**Your instructions:** Leave out every picture. Copy exactly the lines from the one holding "What seaborn and" through the one holding "from matplotlib.ticker import".

**Given records:**
>> START

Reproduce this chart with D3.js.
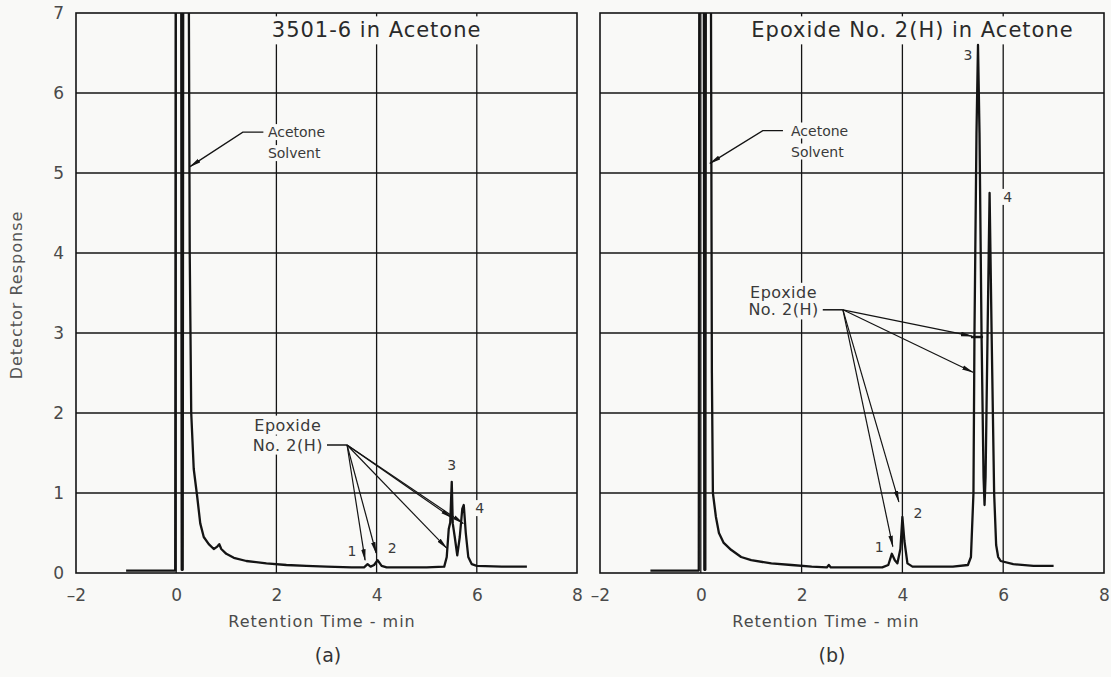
<!DOCTYPE html>
<html>
<head>
<meta charset="utf-8">
<script src="https://cdn.jsdelivr.net/npm/d3@7"></script>
<style>
  body { margin: 0; background: #f9f9f7; }
  svg { display: block; font-family: "DejaVu Sans", sans-serif; }
</style>
</head>
<body>
<svg width="1111" height="677"></svg>
<script>
// values
var xTicks = [-2, 0, 2, 4, 6, 8];
var yTicks = [0, 1, 2, 3, 4, 5, 6, 7];
var gridX = [0, 2, 4, 6];
var gridY = [1, 2, 3, 4, 5, 6];

var titles = ["3501-6 in Acetone", "Epoxide No. 2(H) in Acetone"];
var panelTags = ["(a)", "(b)"];
var peakNames = ["1", "2", "3", "4"];

// (a) 3501-6 in acetone
var traceA = [
  [-1.0, 0.03], [-0.5, 0.03], [-0.02, 0.03], [-0.01, 7.6], [0.1, 7.6], [0.11, 0.04],
  [0.13, 0.04], [0.14, 7.6], [0.25, 7.6], [0.27, 4.0], [0.3, 2.0], [0.35, 1.3],
  [0.42, 0.95], [0.48, 0.62], [0.55, 0.45], [0.65, 0.36], [0.75, 0.3], [0.82, 0.33],
  [0.86, 0.36], [0.9, 0.3], [1.0, 0.24], [1.15, 0.19], [1.4, 0.15], [1.8, 0.12],
  [2.2, 0.1], [2.6, 0.09], [3.0, 0.08], [3.5, 0.07], [3.75, 0.07], [3.82, 0.11],
  [3.88, 0.08], [3.95, 0.1], [4.02, 0.16], [4.1, 0.09], [4.2, 0.07], [5.0, 0.07],
  [5.35, 0.08], [5.4, 0.2], [5.44, 0.55], [5.47, 0.63], [5.5, 1.14], [5.52, 0.62],
  [5.56, 0.45], [5.61, 0.22], [5.66, 0.45], [5.71, 0.8], [5.74, 0.85], [5.78, 0.5],
  [5.83, 0.2], [5.9, 0.11], [6.0, 0.09], [6.5, 0.08], [7.0, 0.08]
];
var peakLabelA = [[3.51, 0.27], [4.31, 0.31], [5.5, 1.35], [6.06, 0.81]];
var epoxideTargetsA = [[3.77, 0.16], [3.99, 0.25], [5.4, 0.31], [5.5, 0.69], [5.73, 0.62]];

// (b) epoxide No. 2(H) in acetone
var traceB = [
  [-1.0, 0.03], [-0.04, 0.03], [-0.03, 7.6], [0.06, 7.6], [0.07, 0.04], [0.09, 0.04],
  [0.1, 7.6], [0.2, 7.6], [0.22, 2.5], [0.24, 1.0], [0.3, 0.7], [0.36, 0.5],
  [0.45, 0.38], [0.6, 0.29], [0.8, 0.2], [1.0, 0.16], [1.4, 0.12], [1.8, 0.1],
  [2.2, 0.08], [2.5, 0.07], [2.54, 0.1], [2.58, 0.07], [3.0, 0.07], [3.6, 0.07],
  [3.72, 0.1], [3.79, 0.24], [3.85, 0.16], [3.9, 0.12], [3.96, 0.3], [4.0, 0.7],
  [4.04, 0.4], [4.1, 0.12], [4.2, 0.08], [5.0, 0.08], [5.3, 0.1], [5.36, 0.2],
  [5.41, 1.0], [5.43, 3.0], [5.47, 5.5], [5.5, 6.6], [5.53, 5.5], [5.57, 3.0],
  [5.61, 1.2], [5.63, 0.85], [5.65, 1.2], [5.69, 3.0], [5.73, 4.75], [5.77, 3.0],
  [5.82, 1.0], [5.86, 0.35], [5.9, 0.2], [5.95, 0.15], [6.2, 0.11], [6.6, 0.09], [7.0, 0.09]
];
var peakLabelB = [[3.54, 0.33], [4.31, 0.75], [5.3, 6.48], [6.09, 4.7]];
var epoxideTargetsB = [[3.81, 0.33], [3.93, 0.89], [5.38, 2.96], [5.40, 2.51]];

var panels = [
  { left: 76, right: 577, trace: traceA, title: titles[0], titleX: 4.0, tag: panelTags[0],
    labelX: 322, peaks: peakLabelA, targets: epoxideTargetsA, yLabels: true,
    solvent: { tip: [0.275, 5.08], elbow: [1.33, 5.51], end: [1.74, 5.51], textX: 1.83 },
    epoxide: { textX: 2.93, origin: [3.41, 1.6], dash: 3.01, y1: 1.85, y2: 1.6 } },
  { left: 600, right: 1104, trace: traceB, title: titles[1], titleX: 4.2, tag: panelTags[1],
    labelX: 826, peaks: peakLabelB, targets: epoxideTargetsB, yLabels: false,
    solvent: { tip: [0.18, 5.12], elbow: [1.23, 5.53], end: [1.63, 5.53], textX: 1.79 },
    epoxide: { textX: 2.34, origin: [2.82, 3.29], dash: 2.42, y1: 3.51, y2: 3.29 },
    bar: [[5.36, 2.95], [5.6, 2.95]] }
];

var plotTop = 13, plotBottom = 573;
var bgColor = "#f9f9f7", ink = "#141414", textInk = "#3a3a3a";

var svg = d3.select("svg");
var defs = svg.append("defs");
defs.append("marker")
    .attr("id", "arrow")
    .attr("markerUnits", "userSpaceOnUse")
    .attr("markerWidth", 12).attr("markerHeight", 6)
    .attr("refX", 11).attr("refY", 3)
    .attr("orient", "auto")
  .append("path")
    .attr("d", "M0,0.8 L12,3 L0,5.2 Z")
    .attr("fill", ink);

var y = d3.scaleLinear().domain([0, 7]).range([plotBottom, plotTop]);

// text with a paper-coloured box behind it that knocks out the grid
function boxedText(layer, bgLayer, x0, y0, str, size, anchor, pad, spacing) {
  var t = layer.append("text")
      .attr("x", x0).attr("y", y0)
      .attr("dy", "0.35em")
      .attr("text-anchor", anchor)
      .attr("font-size", size)
      .attr("letter-spacing", spacing || 0)
      .attr("fill", textInk)
      .text(str);
  var b = t.node().getBBox();
  bgLayer.append("rect")
      .attr("x", b.x - pad).attr("y", b.y - pad + 2)
      .attr("width", b.width + 2 * pad).attr("height", b.height + 2 * pad - 4)
      .attr("fill", bgColor);
  return t;
}

panels.forEach(function (p, i) {
  var x = d3.scaleLinear().domain([-2, 8]).range([p.left, p.right]);
  var g = svg.append("g").attr("class", "panel-" + i);

  g.append("clipPath").attr("id", "clip" + i)
    .append("rect")
      .attr("x", p.left).attr("y", plotTop)
      .attr("width", p.right - p.left).attr("height", plotBottom - plotTop);

  // grid
  var grid = g.append("g").attr("class", "grid");
  grid.selectAll("line.vx").data(gridX).enter().append("line")
      .attr("x1", function (d) { return x(d); }).attr("x2", function (d) { return x(d); })
      .attr("y1", plotTop).attr("y2", plotBottom)
      .attr("stroke", ink).attr("stroke-width", 1.3);
  grid.selectAll("line.hy").data(gridY).enter().append("line")
      .attr("x1", p.left).attr("x2", p.right)
      .attr("y1", function (d) { return y(d); }).attr("y2", function (d) { return y(d); })
      .attr("stroke", ink).attr("stroke-width", 1.3);

  var bg = g.append("g").attr("class", "bg");
  g.append("rect")
      .attr("x", p.left).attr("y", plotTop)
      .attr("width", p.right - p.left).attr("height", plotBottom - plotTop)
      .attr("fill", "none").attr("stroke", ink).attr("stroke-width", 1.6);
  var traceLayer = g.append("g").attr("clip-path", "url(#clip" + i + ")");
  var annot = g.append("g").attr("class", "annot");

  // axes
  var xAxis = d3.axisBottom(x).tickValues(xTicks).tickSize(0).tickPadding(16)
      .tickFormat(function (d) { return d < 0 ? "\u2013" + Math.abs(d) : d; });
  var ax = g.append("g").attr("transform", "translate(0," + plotBottom + ")").call(xAxis);
  ax.select(".domain").remove();
  ax.selectAll("text").attr("font-size", 17).attr("fill", "#4a4a4a")
      .attr("font-family", "DejaVu Sans");

  if (p.yLabels) {
    var yAxis = d3.axisLeft(y).tickValues(yTicks).tickSize(0).tickPadding(12)
        .tickFormat(d3.format("d"));
    var ay = g.append("g").attr("transform", "translate(" + p.left + ",0)").call(yAxis);
    ay.select(".domain").remove();
    ay.selectAll("text").attr("font-size", 17).attr("fill", "#4a4a4a")
        .attr("font-family", "DejaVu Sans");
    g.append("text")
        .attr("transform", "translate(16,295) rotate(-90)")
        .attr("text-anchor", "middle").attr("dy", "0.35em")
        .attr("font-size", 16).attr("letter-spacing", 1)
        .attr("fill", "#555").text("Detector Response");
  }

  g.append("text")
      .attr("x", p.labelX).attr("y", 621).attr("dy", "0.35em")
      .attr("text-anchor", "middle").attr("font-size", 16).attr("letter-spacing", 1)
      .attr("fill", "#4a4a4a").text("Retention Time - min");
  g.append("text")
      .attr("x", p.labelX + 6).attr("y", 655).attr("dy", "0.35em")
      .attr("text-anchor", "middle").attr("font-size", 19)
      .attr("fill", "#333").text(p.tag);

  // title
  boxedText(annot, bg, x(p.titleX), 30, p.title, 21, "middle", 4, 1)
      .attr("fill", "#2a2a2a");

  // chromatogram trace
  var line = d3.line()
      .x(function (d) { return x(d[0]); })
      .y(function (d) { return y(d[1]); });
  traceLayer.append("path")
      .datum(p.trace)
      .attr("d", line)
      .attr("fill", "none")
      .attr("stroke", ink)
      .attr("stroke-width", 2.3)
      .attr("stroke-linejoin", "round");

  // acetone solvent callout
  var s = p.solvent;
  annot.append("path")
      .attr("d", d3.line()([[x(s.end[0]), y(s.end[1])], [x(s.elbow[0]), y(s.elbow[1])], [x(s.tip[0]), y(s.tip[1])]]))
      .attr("fill", "none").attr("stroke", ink).attr("stroke-width", 1.3)
      .attr("marker-end", "url(#arrow)");
  boxedText(annot, bg, x(s.textX), y(s.elbow[1]), "Acetone", 14, "start", 2);
  boxedText(annot, bg, x(s.textX), y(s.elbow[1]) + 21, "Solvent", 14, "start", 2);

  // epoxide callout: two centred lines ending at the leader dash
  var e = p.epoxide;
  var t2 = boxedText(annot, bg, x(e.textX), y(e.y2), "No. 2(H)", 16, "end", 2, 0.5);
  var w2 = t2.node().getBBox();
  boxedText(annot, bg, w2.x + w2.width / 2, y(e.y1), "Epoxide", 16, "middle", 2, 0.5);
  annot.append("line")
      .attr("x1", x(e.dash)).attr("x2", x(e.origin[0]))
      .attr("y1", y(e.origin[1])).attr("y2", y(e.origin[1]))
      .attr("stroke", ink).attr("stroke-width", 1.5);
  annot.selectAll("line.arr").data(p.targets).enter().append("line")
      .attr("class", "arr")
      .attr("x1", x(e.origin[0])).attr("y1", y(e.origin[1]))
      .attr("x2", function (d) { return x(d[0]); })
      .attr("y2", function (d) { return y(d[1]); })
      .attr("stroke", ink).attr("stroke-width", 1.2)
      .attr("marker-end", "url(#arrow)");
  if (p.bar) {
    annot.append("line")
        .attr("x1", x(p.bar[0][0])).attr("x2", x(p.bar[1][0]))
        .attr("y1", y(p.bar[0][1])).attr("y2", y(p.bar[1][1]))
        .attr("stroke", ink).attr("stroke-width", 2.5);
  }

  // peak numbers
  p.peaks.forEach(function (d, k) {
    boxedText(annot, bg, x(d[0]), y(d[1]), peakNames[k], 14, "middle", 2);
  });
});
</script>
</body>
</html>
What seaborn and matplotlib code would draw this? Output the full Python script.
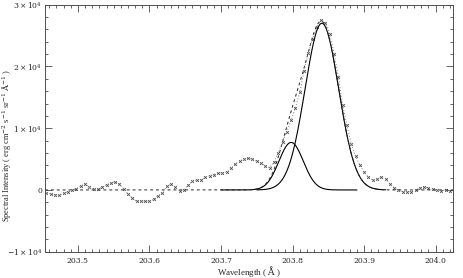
import numpy as np
import seaborn as sns
import matplotlib
matplotlib.use("Agg")
from matplotlib import pyplot as plt
from matplotlib.ticker import MultipleLocator, FixedLocator

# observed spectrum (wavelength in Angstrom, intensity)
wave = [203.456, 203.462, 203.468, 203.474, 203.480, 203.486, 203.492, 203.498, 203.504, 203.510,
        203.516, 203.522, 203.528, 203.534, 203.540, 203.546, 203.552, 203.558, 203.564, 203.570,
        203.576, 203.582, 203.588, 203.594, 203.600, 203.606, 203.612, 203.618, 203.624, 203.630,
        203.636, 203.642, 203.648, 203.654, 203.660, 203.666, 203.672, 203.678, 203.684, 203.690,
        203.696, 203.702, 203.708, 203.714, 203.720, 203.726, 203.732, 203.738, 203.744, 203.750,
        203.756, 203.762, 203.768, 203.774, 203.780, 203.786, 203.792, 203.798, 203.804, 203.810,
        203.816, 203.822, 203.828, 203.834, 203.840, 203.846, 203.852, 203.858, 203.864, 203.870,
        203.876, 203.882, 203.888, 203.894, 203.900, 203.906, 203.912, 203.918, 203.924, 203.930,
        203.936, 203.942, 203.948, 203.954, 203.960, 203.966, 203.972, 203.978, 203.984, 203.990,
        203.996, 204.002, 204.008, 204.014, 204.020]
intensity = [-550, -620, -810, -810, -540, -290, 60, 210, 650, 1000,
             420, 100, 80, 490, 850, 1140, 1290, 940, 170, -620,
             -1340, -1830, -1840, -1840, -1850, -1500, -900, -500, 600, 920,
             450, -100, 20, 810, 1380, 1620, 1600, 2080, 2300, 2500,
             2800, 2700, 2900, 3500, 4200, 4700, 4950, 5130, 4950, 4650,
             4300, 3950, 3600, 4500, 6000, 7800, 9400, 11340, 13300, 15800,
             19200, 22200, 24500, 26400, 27550, 27100, 25250, 22100, 18350, 13770,
             10500, 7450, 5500, 4000, 2900, 2050, 1640, 1770, 2050, 1800,
             980, 370, -50, -290, -320, -300, 0, 340, 430, 300,
             100, -20, -90, -20, -100]

# gaussian fit components: amplitude, centre, sigma, plotted window
small_amp, small_cen, small_sig = 7700, 203.798, 0.017
big_amp, big_cen, big_sig = 27000, 203.841, 0.0235
small_win = (203.70, 203.89)
big_win = (203.75, 203.93)
background = 0.0

xticks = [203.5, 203.6, 203.7, 203.8, 203.9, 204.0]
xticklabels = ["203.5", "203.6", "203.7", "203.8", "203.9", "204.0"]
yticks = [-10000, 0, 10000, 20000, 30000]
yticklabels = [r"$-1\times10^{4}$", "0", r"$1\times10^{4}$", r"$2\times10^{4}$", r"$3\times10^{4}$"]


def gauss(x, a, c, s):
    return a * np.exp(-0.5 * ((x - c) / s) ** 2)


sns.set_style("ticks")
plt.rcParams["font.family"] = ["DejaVu Serif"]
plt.rcParams["mathtext.fontset"] = "dejavuserif"

fig = plt.figure(figsize=(4.63, 2.78), dpi=100)
ax = fig.add_axes([0.0972, 0.0946, 0.978 - 0.0972, 0.983 - 0.0946])

xs = np.linspace(wave[0] - 0.01, wave[-1] + 0.01, 600)
total = background + gauss(xs, small_amp, small_cen, small_sig) + gauss(xs, big_amp, big_cen, big_sig)

xs_s = np.linspace(*small_win, 300)
xs_b = np.linspace(*big_win, 300)
sns.lineplot(x=xs_s, y=gauss(xs_s, small_amp, small_cen, small_sig), ax=ax,
             color="black", lw=0.8, estimator=None)
sns.lineplot(x=xs_b, y=gauss(xs_b, big_amp, big_cen, big_sig), ax=ax,
             color="black", lw=0.8, estimator=None)
sns.lineplot(x=xs, y=total, ax=ax, color="0.15", lw=0.7, linestyle=(0, (3, 3)),
             estimator=None)
sns.lineplot(x=wave, y=intensity, ax=ax, color="0.5", lw=0.7, linestyle=(0, (1, 2)),
             estimator=None)
sns.scatterplot(x=wave, y=intensity, ax=ax, color="0.3", marker="x", s=4,
                linewidth=0.6)

ax.set_xlim(203.454, 204.024)
ax.set_ylim(-10000, 30000)
ax.xaxis.set_major_locator(FixedLocator(xticks))
ax.set_xticklabels(xticklabels)
ax.xaxis.set_minor_locator(MultipleLocator(0.01))
ax.yaxis.set_major_locator(FixedLocator(yticks))
ax.set_yticklabels(yticklabels)
ax.yaxis.set_minor_locator(MultipleLocator(2000))

ax.tick_params(which="both", direction="in", top=True, right=True, labelsize=5.5,
               color="0.3", width=0.6)
ax.tick_params(which="major", length=5)
ax.tick_params(which="minor", length=2.5)
ax.tick_params(axis="y", pad=2)
for sp in ax.spines.values():
    sp.set_linewidth(0.7)
    sp.set_color("0.3")

ax.set_xlabel(r"Wavelength ( $\mathrm{\AA}$ )", fontsize=6.5, family="Liberation Serif")
ax.set_ylabel(r"Spectral Intensity ( erg cm$^{-2}$ s$^{-1}$ sr$^{-1}$ $\mathrm{\AA}^{-1}$ )",
              fontsize=6, family="Liberation Serif")
ax.xaxis.set_label_coords(0.5, -0.05)
ax.yaxis.set_label_coords(-0.078, 0.43)

fig.savefig("out.png", dpi=100)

>> END

**Completed exercise:**
What seaborn and matplotlib code would draw this? Output the full Python script.
import numpy as np
import seaborn as sns
import matplotlib
matplotlib.use("Agg")
from matplotlib import pyplot as plt
from matplotlib.ticker import MultipleLocator, FixedLocator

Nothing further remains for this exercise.